Born at Cefn yr Esgair, Hafod, Cardiganshire, 2 April 1752, son of John Thomas. In 1765 he went to school at Ystrad Meurig, and after nine years there he was ordained deacon in September 1774 and licensed to a curacy at Eglwys-fach and Llangynfelyn, Cardiganshire. In 1779 he moved to Leintwardine, Herefordshire, and after serving at Longnor (Salop), Oswestry, and Loppington, he went to Great Creaton in Northants, where he was curate for forty-three years. For the last eighteen of these (1810-28) he was also curate of Spratton. In 1828, at the age of 76, he was appointed rector of Creaton, resigning in 1833. He died 7 January 1845 and was buried at Spratton.
Jones corresponded with Thomas Charles about the foundation of Sunday schools, and himself founded one at Creaton in 1789. He also persuaded the S.P.C.K. to publish in 1799 an edition of ten thousand copies of the Bible in Welsh; when the demand for Welsh Bibles persisted, he sought to persuade the Society to issue a further edition, but failed. Later, as a result of his efforts and those of Thomas Charles and others, the British and Foreign Bible Society was established.
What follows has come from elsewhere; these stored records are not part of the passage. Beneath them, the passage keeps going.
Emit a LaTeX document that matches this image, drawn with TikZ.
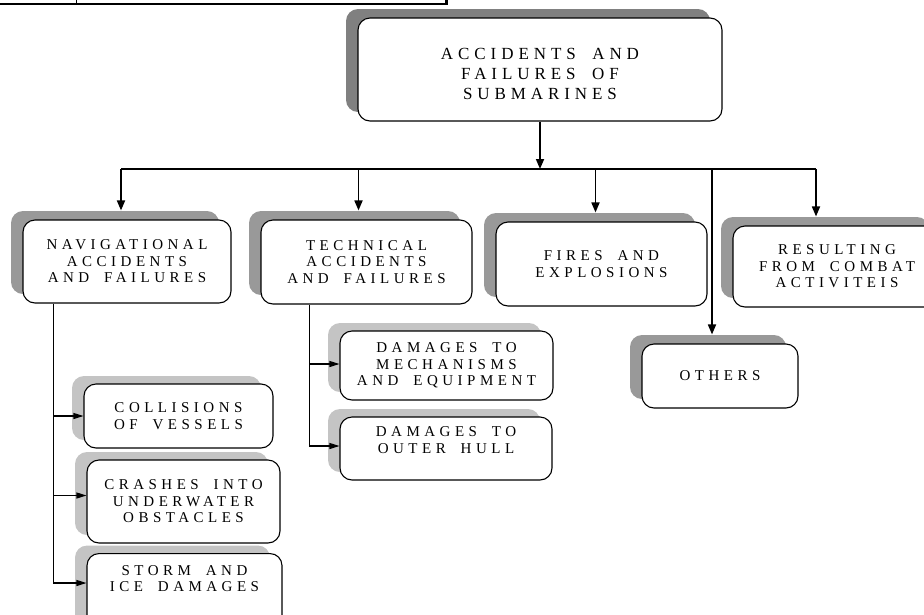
\documentclass[tikz,border=0pt]{standalone}
\usepackage{fontspec}
\setmainfont{Liberation Serif}
\newfontfamily\headfont[LetterSpace=29,WordSpace=1.8]{Liberation Serif}
\newfontfamily\boxfont[LetterSpace=30,WordSpace=1.8]{Liberation Serif}
\usetikzlibrary{arrows.meta,shadows}
\definecolor{shadowdark}{HTML}{808080}
\definecolor{shadowmid}{HTML}{999999}
\definecolor{shadowlight}{HTML}{C4C4C4}
\begin{document}
\begin{tikzpicture}[x=1pt,y=-1pt,
    box/.style={draw,line width=1.1pt,rounded corners=12pt,fill=white,align=center,inner sep=0pt,
      font=\boxfont\fontsize{15}{16.5}\selectfont},
    topshade/.style={drop shadow={shadow xshift=-12pt,shadow yshift=9pt,fill=shadowdark,opacity=1}},
    midshade/.style={drop shadow={shadow xshift=-12pt,shadow yshift=9pt,fill=shadowmid,opacity=1}},
    lowshade/.style={drop shadow={shadow xshift=-12pt,shadow yshift=8pt,fill=shadowlight,opacity=1}},
    bigarrow/.style={line width=1.7pt,-{Triangle[length=10pt,width=8pt]}},
    smallarrow/.style={line width=1.1pt,-{Triangle[length=10pt,width=6pt]}}]
  \useasboundingbox (0,0) rectangle (924,614);
  \draw[line width=2pt] (0,4) -- (447,4);
  \draw[line width=3pt] (446,-2) -- (446,5);
  \draw[line width=1pt] (76,0) -- (76,4);
  \draw
    (540,69.5) node[box,topshade,minimum width=364pt,minimum height=103pt,text height=60pt,
      font=\headfont\fontsize{17}{20}\selectfont] (subm){ACCIDENTS AND\\FAILURES OF\\SUBMARINES}
    (127,261.5) node[box,midshade,minimum width=208pt,minimum height=83pt] (nav){NAVIGATIONAL\\ACCIDENTS\\AND FAILURES}
    (366.5,262) node[box,midshade,minimum width=211pt,minimum height=84pt] (tech){TECHNICAL\\ACCIDENTS\\AND FAILURES}
    (601.5,264) node[box,midshade,minimum width=211pt,minimum height=84pt] (fire){FIRES AND\\EXPLOSIONS}
    (837,266.5) node[box,midshade,minimum width=208pt,minimum height=81pt] (combat){RESULTING\\FROM COMBAT\\ACTIVITEIS}
    (720,376) node[box,midshade,minimum width=156pt,minimum height=64pt] (other){OTHERS}
    (178.5,416) node[box,lowshade,minimum width=189pt,minimum height=64pt] (coll){COLLISIONS\\OF VESSELS}
    (183.5,501.5) node[box,lowshade,minimum width=193pt,minimum height=83pt] (crash){CRASHES INTO\\UNDERWATER\\OBSTACLES}
    (184.5,553) node[box,lowshade,anchor=north,minimum width=195pt,minimum height=90pt,text depth=40pt] (storm){STORM AND\\ICE DAMAGES}
    (446.5,365.5) node[box,lowshade,minimum width=213pt,minimum height=69pt] (mech){DAMAGES TO\\MECHANISMS\\AND EQUIPMENT}
    (446,448.5) node[box,lowshade,minimum width=212pt,minimum height=63pt,text depth=17pt] (hull){DAMAGES TO\\OUTER HULL};
  \coordinate (bus) at (0,169);
  \coordinate (navdrop) at ([xshift=31pt]nav.south west);
  \coordinate (techdrop) at ([xshift=49pt]tech.south west);
  \coordinate (crashin) at ([yshift=6pt]crash.west);
  \coordinate (stormin) at ([yshift=-30pt]storm.north west);
  \coordinate (mechin) at ([yshift=1.5pt]mech.west);
  \coordinate (hullin) at ([yshift=2.5pt]hull.west);
  \begin{scope}[bigarrow]
    \draw (subm.south) to (subm.south |- bus);
    \draw ([xshift=-6pt]nav.north |- bus) to ([xshift=-6pt,yshift=9pt]nav.north);
    \draw ([xshift=-8pt]tech.north |- bus) to ([xshift=-8pt,yshift=9pt]tech.north);
    \draw ([xshift=-6pt]fire.north |- bus) to ([xshift=-6pt,yshift=9pt]fire.north);
    \draw ([xshift=-8pt]other.north |- bus) to ([xshift=-8pt,yshift=9pt]other.north);
    \draw ([xshift=-21pt]combat.north |- bus) to ([xshift=-21pt,yshift=9pt]combat.north);
  \end{scope}
  \draw[line width=1.2pt] ([xshift=-6pt]nav.north |- bus) to ([xshift=-21pt]combat.north |- bus);
  \begin{scope}[smallarrow]
    \draw[-] (navdrop) to (navdrop |- stormin);
    \draw (navdrop |- coll.west) to (coll.west);
    \draw (navdrop |- crashin) to (crashin);
    \draw (navdrop |- stormin) to (stormin);
    \draw[-] (techdrop) to (techdrop |- hullin);
    \draw (techdrop |- mechin) to (mechin);
    \draw (techdrop |- hullin) to (hullin);
  \end{scope}
\end{tikzpicture}
\end{document}
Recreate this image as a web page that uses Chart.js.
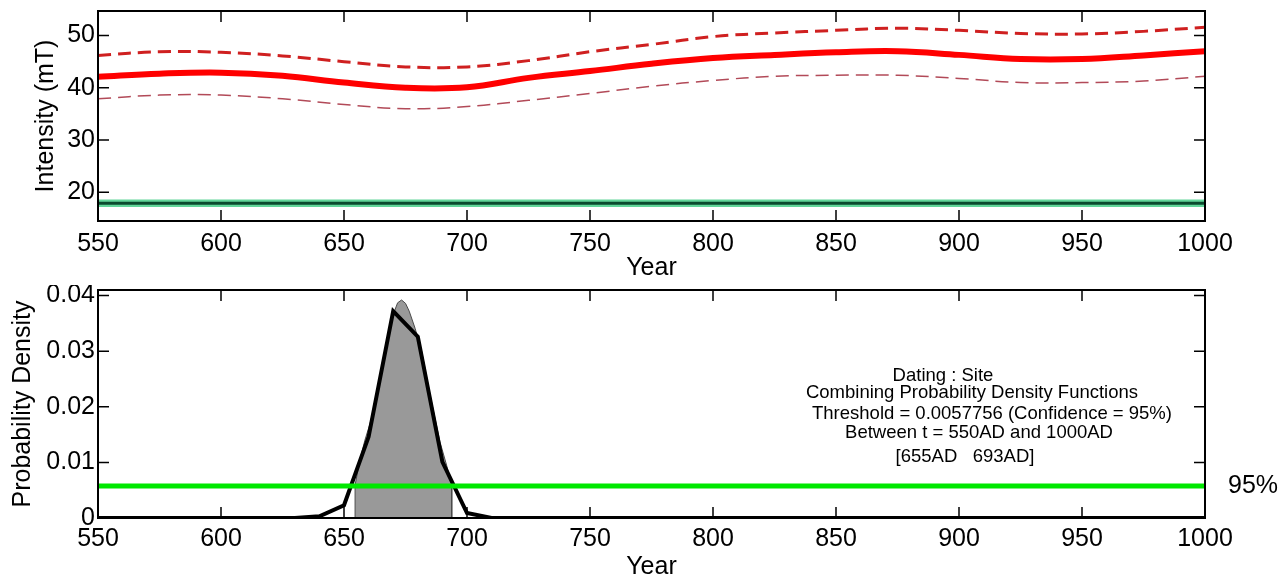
<!DOCTYPE html>
<html>
<head>
<meta charset="utf-8">
<script src="https://cdn.jsdelivr.net/npm/chart.js@4.4.1/dist/chart.umd.min.js"></script>
<style>
  html, body { margin: 0; padding: 0; background: #fff; }
  #wrap { position: relative; width: 1288px; height: 579px; overflow: hidden; background: #fff; }
  canvas { position: absolute; left: 0; }
  #topChart { top: 0; }
  #pdfChart { top: 285px; }
</style>
</head>
<body>
<div id="wrap">
  <canvas id="topChart" width="1288" height="285"></canvas>
  <canvas id="pdfChart" width="1288" height="294"></canvas>
</div>
<script>
// Top panel: intensity curve with its error envelope
const years = [550, 575, 600, 625, 650, 675, 700, 725, 750, 775, 800, 825, 850, 875, 900, 925, 950, 975, 1000];
const intensity = [42.1, 42.7, 42.9, 42.3, 41.0, 40.0, 40.1, 41.9, 43.2, 44.6, 45.7, 46.3, 46.8, 47.0, 46.3, 45.5, 45.5, 46.2, 47.0];
const intensityUpper = [46.2, 46.9, 46.8, 46.1, 45.0, 44.0, 44.0, 45.2, 46.9, 48.3, 49.8, 50.5, 51.0, 51.4, 51.0, 50.4, 50.3, 50.8, 51.6];
const intensityLower = [37.9, 38.6, 38.6, 37.9, 36.8, 36.0, 36.4, 37.6, 38.9, 40.3, 41.4, 42.2, 42.4, 42.4, 41.8, 41.0, 41.0, 41.3, 42.2];

// measured site intensity (green line + band)
const siteYears = [550, 1000];
const siteValue = [17.9, 17.9];
const siteHigh = [18.6, 18.6];
const siteLow = [17.2, 17.2];

// Bottom panel: probability density
const pdfYears = [550, 630, 640, 650, 660, 670, 680, 690, 700, 710, 720, 1000];
const pdfValues = [0, 0, 0.0003, 0.0023, 0.0146, 0.0372, 0.0326, 0.0101, 0.0009, 0, 0, 0];
const hpdYears = [654.5, 654.5, 656.5, 658.5, 660.6, 662.5, 664.6, 666.5, 668.7, 670.5, 671.8, 673.4, 675.0, 676.5, 678.9, 681.6, 685.0, 689.0, 691.7, 693.8, 693.8];
const hpdValues = [0, 0.0059, 0.0105, 0.0140, 0.0170, 0.0205, 0.0245, 0.0290, 0.0345, 0.0372, 0.0387, 0.0392, 0.0386, 0.0372, 0.0341, 0.0299, 0.0221, 0.0137, 0.0095, 0.0059, 0];
const threshold = 0.0057756;

const xTicks = [550, 600, 650, 700, 750, 800, 850, 900, 950, 1000];
const intensityTicks = [20, 30, 40, 50];
const pdfTicks = [0, 0.01, 0.02, 0.03, 0.04];
const pdfTickLabels = ['0', '0.01', '0.02', '0.03', '0.04'];
const noteLines = [
    'Dating : Site',
    'Combining Probability Density Functions',
    'Threshold = 0.0057756 (Confidence = 95%)',
    'Between t = 550AD and 1000AD',
    '[655AD   693AD]'
];
const confLabel = '95%';

const FONT = '"Liberation Sans", Arial, Helvetica, sans-serif';
Chart.defaults.color = '#000';
Chart.defaults.font.family = FONT;

function pts(xs, ys) {
    return xs.map((x, i) => ({ x: x, y: ys[i] }));
}

// force the axis box size so the plot area lands where it should
function fixAxis(size) {
    return function (scale) {
        if (scale.isHorizontal()) scale.height = size; else scale.width = size;
        scale.paddingTop = 0;
        scale.paddingBottom = 0;
        scale.paddingLeft = 0;
        scale.paddingRight = 0;
    };
}

function setTicks(list) {
    return function (scale) {
        scale.ticks = list.map(v => ({ value: v }));
    };
}

// matlab style box with inward tick marks
const frameAndTicks = {
    id: 'frameAndTicks',
    afterDatasetsDraw(chart, args, opts) {
        const { ctx, chartArea: a, scales } = chart;
        const len = opts.len || 11;
        ctx.save();
        ctx.strokeStyle = '#000';
        ctx.lineWidth = 1.5;
        ctx.beginPath();
        scales.x.ticks.forEach(t => {
            const px = scales.x.getPixelForValue(t.value);
            ctx.moveTo(px, a.bottom);
            ctx.lineTo(px, a.bottom - len);
            ctx.moveTo(px, a.top);
            ctx.lineTo(px, a.top + len);
        });
        scales.y.ticks.forEach(t => {
            const py = scales.y.getPixelForValue(t.value);
            ctx.moveTo(a.left, py);
            ctx.lineTo(a.left + len, py);
            ctx.moveTo(a.right, py);
            ctx.lineTo(a.right - len, py);
        });
        ctx.stroke();
        ctx.lineWidth = 2;
        ctx.strokeRect(a.left, a.top, a.right - a.left, a.bottom - a.top);
        ctx.restore();
    }
};

// text block and the 95% label on the pdf panel
const pdfNotes = {
    id: 'pdfNotes',
    afterDraw(chart) {
        const ctx = chart.ctx;
        const top = 285;
        const xs = [943, 972, 992, 979, 965];
        const ys = [376, 393, 414, 433, 457];
        ctx.save();
        ctx.fillStyle = '#000';
        ctx.textAlign = 'center';
        ctx.textBaseline = 'middle';
        ctx.font = '18.5px ' + FONT;
        noteLines.forEach((s, i) => ctx.fillText(s, xs[i], ys[i] - top));
        ctx.font = '25px ' + FONT;
        ctx.textAlign = 'left';
        const py = chart.scales.y.getPixelForValue(threshold);
        ctx.fillText(confLabel, chart.chartArea.right + 23, py);
        ctx.restore();
    }
};

const tickFont = { size: 25, family: FONT };
const titleFont = { size: 25, family: FONT };
const plainLabel = v => String(v);

// ---- top chart ----
new Chart(document.getElementById('topChart'), {
    type: 'line',
    data: {
        datasets: [
            {
                data: pts(siteYears, siteHigh),
                borderWidth: 0,
                pointRadius: 0,
                backgroundColor: '#62d69a',
                fill: '+1',
                order: 5
            },
            {
                data: pts(siteYears, siteLow),
                borderWidth: 0,
                pointRadius: 0,
                fill: false,
                order: 5
            },
            {
                data: pts(siteYears, siteValue),
                borderColor: '#0b4a2e',
                borderWidth: 3,
                pointRadius: 0,
                order: 1
            },
            {
                data: pts(years, intensityUpper),
                borderColor: '#cf2020',
                borderWidth: 3,
                borderDash: [13, 7],
                pointRadius: 0,
                tension: 0.4,
                order: 1
            },
            {
                data: pts(years, intensityLower),
                borderColor: '#b24a58',
                borderWidth: 1.5,
                borderDash: [13, 7],
                pointRadius: 0,
                tension: 0.4,
                order: 1
            },
            {
                data: pts(years, intensity),
                borderColor: '#ff0000',
                borderWidth: 6,
                pointRadius: 0,
                tension: 0.4,
                order: 0
            }
        ]
    },
    options: {
        responsive: false,
        animation: false,
        devicePixelRatio: 1,
        layout: { padding: { top: 11, right: 83, left: 0, bottom: 0 } },
        plugins: { legend: { display: false }, tooltip: { enabled: false }, frameAndTicks: { len: 11 } },
        scales: {
            x: {
                type: 'linear',
                min: 550,
                max: 1000,
                afterBuildTicks: setTicks(xTicks),
                afterFit: fixAxis(64),
                grid: { display: false, drawTicks: false },
                border: { display: false },
                ticks: { font: tickFont, padding: 8, maxRotation: 0, callback: plainLabel },
                title: { display: true, text: 'Year', font: titleFont, padding: { top: 0, bottom: 2 } }
            },
            y: {
                min: 14.5,
                max: 54.7,
                afterBuildTicks: setTicks(intensityTicks),
                afterFit: fixAxis(98),
                grid: { display: false, drawTicks: false },
                border: { display: false },
                ticks: { font: tickFont, padding: 3, callback: plainLabel },
                title: { display: true, text: 'Intensity (mT)', font: titleFont, padding: { top: 31, bottom: 0 } }
            }
        }
    },
    plugins: [frameAndTicks]
});

// ---- bottom chart ----
new Chart(document.getElementById('pdfChart'), {
    type: 'line',
    data: {
        datasets: [
            {
                data: pts(siteYears, [threshold, threshold]),
                borderColor: '#00e800',
                borderWidth: 5,
                pointRadius: 0,
                order: 0
            },
            {
                data: pts(pdfYears, pdfValues),
                borderColor: '#000',
                borderWidth: 4,
                pointRadius: 0,
                order: 1
            },
            {
                data: pts(hpdYears, hpdValues),
                borderColor: '#4a4a4a',
                borderWidth: 1,
                backgroundColor: '#999999',
                fill: 'origin',
                pointRadius: 0,
                order: 2
            }
        ]
    },
    options: {
        responsive: false,
        animation: false,
        devicePixelRatio: 1,
        layout: { padding: { top: 5, right: 83, left: 0, bottom: 0 } },
        plugins: { legend: { display: false }, tooltip: { enabled: false }, frameAndTicks: { len: 11 } },
        scales: {
            x: {
                type: 'linear',
                min: 550,
                max: 1000,
                afterBuildTicks: setTicks(xTicks),
                afterFit: fixAxis(61),
                grid: { display: false, drawTicks: false },
                border: { display: false },
                ticks: { font: tickFont, padding: 6, maxRotation: 0, callback: plainLabel },
                title: { display: true, text: 'Year', font: titleFont, padding: { top: 0, bottom: -3 } }
            },
            y: {
                min: 0,
                max: 0.041,
                afterBuildTicks: setTicks(pdfTicks),
                afterFit: fixAxis(98),
                grid: { display: false, drawTicks: false },
                border: { display: false },
                ticks: {
                    font: tickFont,
                    padding: 3,
                    callback: (v, i) => pdfTickLabels[i]
                },
                title: { display: true, text: 'Probability Density', font: titleFont, padding: { top: 8, bottom: 0 } }
            }
        }
    },
    plugins: [frameAndTicks, pdfNotes]
});
</script>
</body>
</html>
Jones was a fervent Evangelical preacher and a prolific writer. He was the author of seven works in Welsh, mainly translations (including one of Baxter's Saints' Everlasting Rest) and seventeen in English, the last being published in 1841. Perhaps his best-known work is The Welsh Looking-glass, 1812 [a remonstrance against the secession of the Welsh Calvinistic Methodists from the Established Church].